The big news on this poll is that Johann Lamont and Ruth Davidson would lose their seats: Glasgow Pollok would fall to the SNP and the Tories would drop to fifth place in Glasgow with just 4.15% of the vote.
The SNP would win back Dunfermline, and Iain Gray looks to be in trouble in East Lothian.
So when you factor in UKIP, that looks like curtains for the SNP’s majority, but the party has the good fortune of being able to pick its partners – it would take all the opposition working together to defeat the SNP: if just one party abstained on a motion, the SNP would win the vote. So the results of votes would be pretty predictable, but it’d be fascinating to see how they were reached!

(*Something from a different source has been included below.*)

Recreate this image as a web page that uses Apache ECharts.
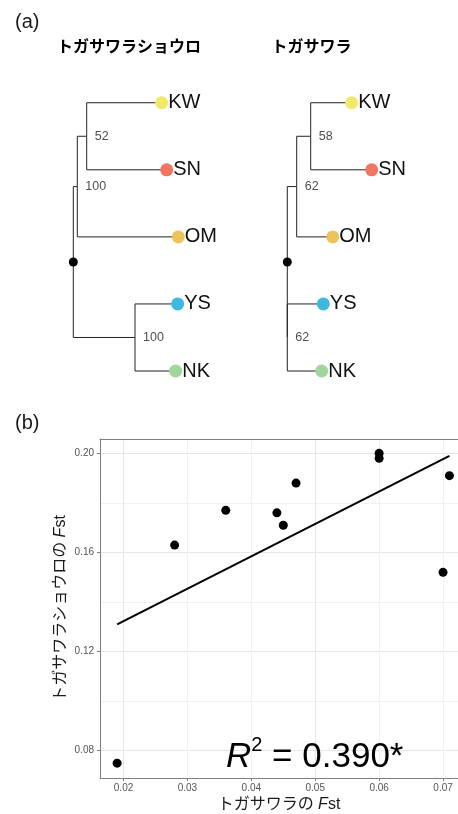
<!DOCTYPE html>
<html>
<head>
<meta charset="utf-8">
<script src="https://cdn.jsdelivr.net/npm/echarts@6/dist/echarts.min.js"></script>
<style>
html, body { margin: 0; padding: 0; background: #fff; }
#main { width: 458px; height: 814px; }
</style>
</head>
<body>
<div id="main"></div>
<script>
// (a) 系統樹：先端の並び（上から）
var tipNames = ['KW', 'SN', 'OM', 'YS', 'NK'];

// 両方の樹で共通のトポロジー（ノードと親）
var treeIds    = ['root', 'a', 'b', 'c', 'KW', 'SN', 'OM', 'YS', 'NK'];
var treeParent = [null, 'root', 'a', 'root', 'b', 'b', 'a', 'c', 'c'];

// トガサワラショウロの樹：根からの深さ、ブートストラップ値
var shoroDepth = [0, 4, 13.4, 61.7, 88.4, 93.4, 105, 104.4, 102.4];
var shoroBoot  = [null, 100, 52, 100, null, null, null, null, null];

// トガサワラの樹
var togaDepth = [0, 9.4, 23.4, 0, 64.4, 84.4, 45.4, 36, 34.4];
var togaBoot  = [null, 62, 58, 62, null, null, null, null, null];

// (b) Fst の散布図
var fstToga  = [0.019, 0.028, 0.036, 0.044, 0.045, 0.047, 0.060, 0.060, 0.071, 0.070];
var fstShoro = [0.075, 0.163, 0.177, 0.176, 0.171, 0.188, 0.200, 0.198, 0.191, 0.152];
// 回帰直線の両端
var fitX = [0.019, 0.071];
var fitY = [0.131, 0.199];

// 目盛り
var xTicks = [0.02, 0.03, 0.04, 0.05, 0.06, 0.07];
var xMinor = [0.025, 0.035, 0.045, 0.055, 0.065];
var yTicks = [0.08, 0.12, 0.16, 0.20];
var yMinor = [0.10, 0.14, 0.18];

var tipColors = { KW: '#F2E96B', SN: '#F07563', OM: '#EEC35B', YS: '#3DB8DF', NK: '#A0D69B' };
var FONT = "'Liberation Sans', 'Noto Sans CJK JP', sans-serif";

var myChart = echarts.init(document.getElementById('main'));

// 樹の座標を作る（y は先端の順番、内部ノードは子の範囲の中点）
function buildTree(depth, boot) {
    var x = {}, y = {};
    treeIds.forEach(function (id, i) { x[id] = depth[i]; });
    function getY(id) {
        var k = tipNames.indexOf(id);
        if (k >= 0) return k + 1;
        var ys = [];
        treeIds.forEach(function (c, i) { if (treeParent[i] === id) ys.push(getY(c)); });
        return (Math.min.apply(null, ys) + Math.max.apply(null, ys)) / 2;
    }
    treeIds.forEach(function (id) { y[id] = getY(id); });
    var edges = [], tips = [], boots = [];
    treeIds.forEach(function (id, i) {
        var p = treeParent[i];
        if (p) edges.push({ coords: [[x[p], y[p]], [x[p], y[id]], [x[id], y[id]]] });
        if (tipNames.indexOf(id) >= 0) {
            tips.push({ value: [x[id], y[id]], name: id, itemStyle: { color: tipColors[id] } });
        }
        if (boot[i] != null) boots.push({ value: [x[id], y[id]], name: String(boot[i]) });
    });
    return { edges: edges, tips: tips, boots: boots, root: [[x.root, y.root]] };
}

function treeSeries(tree, k) {
    return [
        {
            type: 'lines', coordinateSystem: 'cartesian2d', xAxisIndex: k, yAxisIndex: k,
            polyline: true, silent: true,
            lineStyle: { color: '#222', width: 1, opacity: 1 },
            data: tree.edges
        },
        {
            type: 'scatter', xAxisIndex: k, yAxisIndex: k, symbolSize: 13, z: 3,
            itemStyle: { opacity: 1 },
            label: { show: true, position: 'right', distance: 0, formatter: '{b}', fontSize: 20, color: '#111', fontFamily: FONT },
            data: tree.tips
        },
        {
            type: 'scatter', xAxisIndex: k, yAxisIndex: k, symbolSize: 0,
            label: { show: true, position: 'right', distance: 8, formatter: '{b}', fontSize: 12.5, color: '#222', fontFamily: FONT },
            data: tree.boots
        },
        {
            type: 'scatter', xAxisIndex: k, yAxisIndex: k, symbolSize: 9, z: 4,
            itemStyle: { color: '#000', opacity: 1 },
            data: tree.root
        }
    ];
}

var shoroTree = buildTree(shoroDepth, shoroBoot);
var togaTree = buildTree(togaDepth, togaBoot);

var points = fstToga.map(function (v, i) { return [v, fstShoro[i]]; });
var fitLine = fitX.map(function (v, i) { return [v, fitY[i]]; });

var major = { color: '#e6e6e6', width: 1, type: 'solid' };
var minor = { color: '#f1f1f1', width: 1, type: 'solid' };
var gridLines = []
    .concat(yTicks.map(function (v) { return { yAxis: v, lineStyle: major }; }))
    .concat(yMinor.map(function (v) { return { yAxis: v, lineStyle: minor }; }))
    .concat(xTicks.map(function (v) { return { xAxis: v, lineStyle: major }; }))
    .concat(xMinor.map(function (v) { return { xAxis: v, lineStyle: minor }; }));

var hiddenAxis = { type: 'value', show: false };
var fmt2 = function (v) { return v.toFixed(2); };
var nameRich = {
    n: { fontSize: 16, color: '#1a1a1a', fontFamily: FONT },
    i: { fontSize: 16, color: '#1a1a1a', fontStyle: 'italic', fontFamily: FONT }
};
var frame = { show: true, lineStyle: { color: '#7f7f7f', width: 1 } };

option = {
    animation: false,
    backgroundColor: '#fff',
    textStyle: { fontFamily: FONT },
    grid: [
        { left: 68.3, top: 69.2, width: 130, height: 335.35 },
        { left: 282.3, top: 69.2, width: 130, height: 335.35 },
        // 右端は図の端で切れている
        { left: 100, top: 439, right: 0, height: 339 }
    ],
    xAxis: [
        Object.assign({ gridIndex: 0, min: -5, max: 125 }, hiddenAxis),
        Object.assign({ gridIndex: 1, min: -5, max: 125 }, hiddenAxis),
        {
            type: 'value', gridIndex: 2, min: 0.01632, max: 0.07234, z: 5,
            axisLine: frame,
            axisTick: { show: true, length: 3, customValues: xTicks, lineStyle: { color: '#7f7f7f' } },
            axisLabel: { customValues: xTicks, formatter: fmt2, fontSize: 10, color: '#555', margin: 5 },
            splitLine: { show: false },
            name: '{n|トガサワラの }{i|F}{n|st}',
            nameLocation: 'middle', nameGap: 19, nameMoveOverlap: false,
            nameTextStyle: { rich: nameRich }
        },
        {
            // 上側の枠線
            type: 'value', gridIndex: 2, position: 'top', min: 0.01632, max: 0.07234, z: 5,
            axisLine: frame, axisTick: { show: false }, axisLabel: { show: false }, splitLine: { show: false }
        }
    ],
    yAxis: [
        Object.assign({ gridIndex: 0, min: 0.5, max: 5.5, inverse: true }, hiddenAxis),
        Object.assign({ gridIndex: 1, min: 0.5, max: 5.5, inverse: true }, hiddenAxis),
        {
            type: 'value', gridIndex: 2, min: 0.069, max: 0.2058, z: 5,
            axisLine: frame,
            axisTick: { show: true, length: 3, customValues: yTicks, lineStyle: { color: '#7f7f7f' } },
            axisLabel: { customValues: yTicks, formatter: fmt2, fontSize: 10, color: '#555', margin: 6 },
            splitLine: { show: false },
            name: '{n|トガサワラショウロの }{i|F}{n|st}',
            nameLocation: 'middle', nameGap: 31, nameMoveOverlap: false,
            nameTextStyle: { rich: nameRich }
        }
    ],
    series: treeSeries(shoroTree, 0).concat(treeSeries(togaTree, 1)).concat([
        {
            // 目盛り線
            type: 'line', xAxisIndex: 2, yAxisIndex: 2, data: [], z: 1, silent: true,
            markLine: { silent: true, z: 1, symbol: ['none', 'none'], label: { show: false }, data: gridLines }
        },
        {
            type: 'line', xAxisIndex: 2, yAxisIndex: 2, z: 10, symbol: 'none',
            lineStyle: { color: '#000', width: 2 },
            data: fitLine
        },
        {
            type: 'scatter', xAxisIndex: 2, yAxisIndex: 2, z: 11, symbolSize: 9,
            itemStyle: { color: '#000', opacity: 1 },
            data: points
        }
    ]),
    graphic: [
        { type: 'text', x: 15, y: 22, style: { text: '(a)', fontSize: 20, fontFamily: FONT, fill: '#1a1a1a', verticalAlign: 'middle' } },
        { type: 'text', x: 15, y: 423, style: { text: '(b)', fontSize: 20, fontFamily: FONT, fill: '#1a1a1a', verticalAlign: 'middle' } },
        { type: 'text', x: 129, y: 46, style: { text: 'トガサワラショウロ', fontSize: 16, fontWeight: 'bold', fontFamily: "'Noto Sans CJK JP'", fill: '#000', align: 'center', verticalAlign: 'middle' } },
        { type: 'text', x: 311.5, y: 46, style: { text: 'トガサワラ', fontSize: 16, fontWeight: 'bold', fontFamily: "'Noto Sans CJK JP'", fill: '#000', align: 'center', verticalAlign: 'middle' } },
        {
            type: 'text', x: 226, y: 757, z: 20,
            style: {
                text: '{i|R}{s|2}{n| = 0.390*}',
                verticalAlign: 'middle',
                rich: {
                    i: { fontSize: 35, fontStyle: 'italic', fontFamily: FONT, fill: '#000', lineHeight: 44 },
                    s: { fontSize: 20, fontFamily: FONT, fill: '#000', verticalAlign: 'top', lineHeight: 44 },
                    n: { fontSize: 35, fontFamily: FONT, fill: '#000', lineHeight: 44 }
                }
            }
        }
    ]
};

myChart.setOption(option);
</script>
</body>
</html>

#2 by rjbh on June 12, 2014 - 7:36 pm
maybe the punter who put 400 grand on NO to win feels a tad uneasy now,
#3 by charlesobrien08 on June 13, 2014 - 2:38 pm
I like good news,and I like the way its done,thanks I needed cheering up.
#4 by Willie Fleming on June 13, 2014 - 2:55 pm
There was no punter who put 400 grand on NO to win, that was just a stupid story by a reporter who knows nothing about how bookies shops work. Predictably all our “journalists” jumped on it as another anti-YES story to spread.
#5 by bjsalba on June 13, 2014 - 5:48 pm
You say that hatred of Cameron is a poor basis for a vote for independence. Why are you personalizing this? I think it is Tory policies that are hated not the man, although I hold him in utter contempt for the false promises he made at the election.
The problem with the Westminster Parliament is that based on the performance of the last Labour Government, they are not a viable alternative, so what else is left?
If the Scottish electorate is displeased with what Westminster does, Independence would at least give an opportunity for our voice to be heard.
#6 by James on June 13, 2014 - 6:50 pm
The question I was referring to was specific to Cameron. I intend to vote Yes primarily because Westminster is (irrespective of party) barely democratic.